YOUR INSTRUCTIONS:
Without the pictures, extract every line from the start of the material to the line containing "5.04, 4.92, 7.57]", both ends included.

AVAILABLE DATA:
<<<<

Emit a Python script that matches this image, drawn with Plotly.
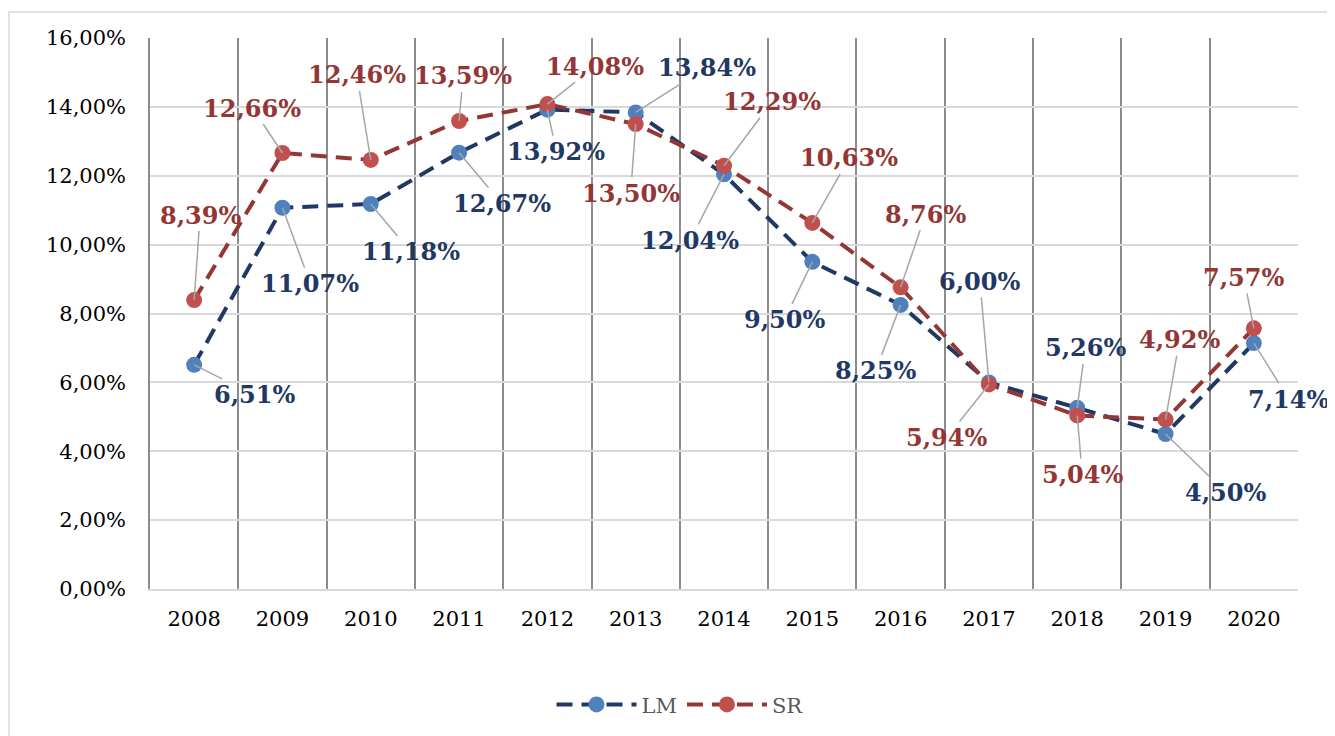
import plotly.graph_objects as go

years = ["2008", "2009", "2010", "2011", "2012", "2013", "2014",
         "2015", "2016", "2017", "2018", "2019", "2020"]
lm = [6.51, 11.07, 11.18, 12.67, 13.92, 13.84, 12.04, 9.50, 8.25, 6.00, 5.26, 4.50, 7.14]
sr = [8.39, 12.66, 12.46, 13.59, 14.08, 13.50, 12.29, 10.63, 8.76, 5.94, 5.04, 4.92, 7.57]

# label offsets (pixels) from each point
lm_dx = [60, 28, 40, 43, 9, 71, -34, -28, -25, -9, 8, 60, 35]
lm_dy = [30, 76, 48, 51, 42, -45, 66, 58, 66, -101, -60, 58, 56]
sr_dx = [6, -30, -14, 4, 48, -5, 48, 37, 25, -42, 5, 14, -10]
sr_dy = [-85, -45, -85, -45, -38, 69, -64, -65, -73, 53, 59, -80, -51]

FONT = "DejaVu Serif"
LM_LINE, LM_MARK, LM_TXT = "#203864", "#4F81BD", "#1F3864"
SR_LINE, SR_MARK, SR_TXT = "#943634", "#C0504D", "#943634"

fig = go.Figure()
fig.add_trace(go.Scatter(
    x=years, y=[v / 100 for v in lm], name="LM", mode="lines+markers",
    line=dict(color=LM_LINE, width=4, dash="16px,9px"),
    marker=dict(color=LM_MARK, size=16)))
fig.add_trace(go.Scatter(
    x=years, y=[v / 100 for v in sr], name="SR", mode="lines+markers",
    line=dict(color=SR_LINE, width=4, dash="16px,9px"),
    marker=dict(color=SR_MARK, size=16)))

def fmt(v):
    return f"{v:.2f}".replace(".", ",") + "%"

for vals, dxs, dys, col in [(lm, lm_dx, lm_dy, LM_TXT), (sr, sr_dx, sr_dy, SR_TXT)]:
    for i, (v, dx, dy) in enumerate(zip(vals, dxs, dys)):
        fig.add_annotation(
            x=i, y=v / 100, xref="x", yref="y", ax=dx, ay=dy,
            text="<b>" + fmt(v) + "</b>",
            showarrow=True, arrowhead=0, arrowwidth=1.5, arrowcolor="#A6A6A6",
            font=dict(family=FONT, size=24, color=col))

fig.update_layout(
    width=1327, height=728,
    paper_bgcolor="white", plot_bgcolor="white",
    separators=",.",
    margin=dict(l=142, r=37, t=30, b=146),
    font=dict(family=FONT, size=21, color="#000000"),
    showlegend=True,
    legend=dict(orientation="h", x=(680 - 150) / 1148, xanchor="center", y=-0.208,
                yanchor="middle",
                font=dict(family=FONT, size=21, color="#595959"),
                itemwidth=80, traceorder="normal"),
)
fig.add_shape(type="rect", xref="paper", yref="paper",
              x0=(9 - 150) / 1148, x1=1.2, y0=-0.5, y1=(590 - 12) / 552,
              line=dict(color="#D9D9D9", width=1.5), layer="below")
fig.update_xaxes(
    type="category", tickson="boundaries", showgrid=True, gridcolor="#8C8C8C", gridwidth=1.5,
    ticks="", showline=True, linecolor="#D9D9D9", linewidth=1.5, mirror=False,
    ticklabelstandoff=10,
    tickfont=dict(family=FONT, size=21, color="#000000"), range=[-0.5, 12.5])
fig.update_yaxes(
    range=[0, 0.16], dtick=0.02, tickformat=".2%", showgrid=True, gridcolor="#D9D9D9",
    gridwidth=1.5, zeroline=False, showline=True, linecolor="#8C8C8C", linewidth=1.5,
    ticks="", ticklabelstandoff=18,
    tickfont=dict(family=FONT, size=21, color="#000000"))

fig.write_html("out.html")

>>>>

TASK ANSWER:
Emit a Python script that matches this image, drawn with Plotly.
import plotly.graph_objects as go

years = ["2008", "2009", "2010", "2011", "2012", "2013", "2014",
         "2015", "2016", "2017", "2018", "2019", "2020"]
lm = [6.51, 11.07, 11.18, 12.67, 13.92, 13.84, 12.04, 9.50, 8.25, 6.00, 5.26, 4.50, 7.14]
sr = [8.39, 12.66, 12.46, 13.59, 14.08, 13.50, 12.29, 10.63, 8.76, 5.94, 5.04, 4.92, 7.57]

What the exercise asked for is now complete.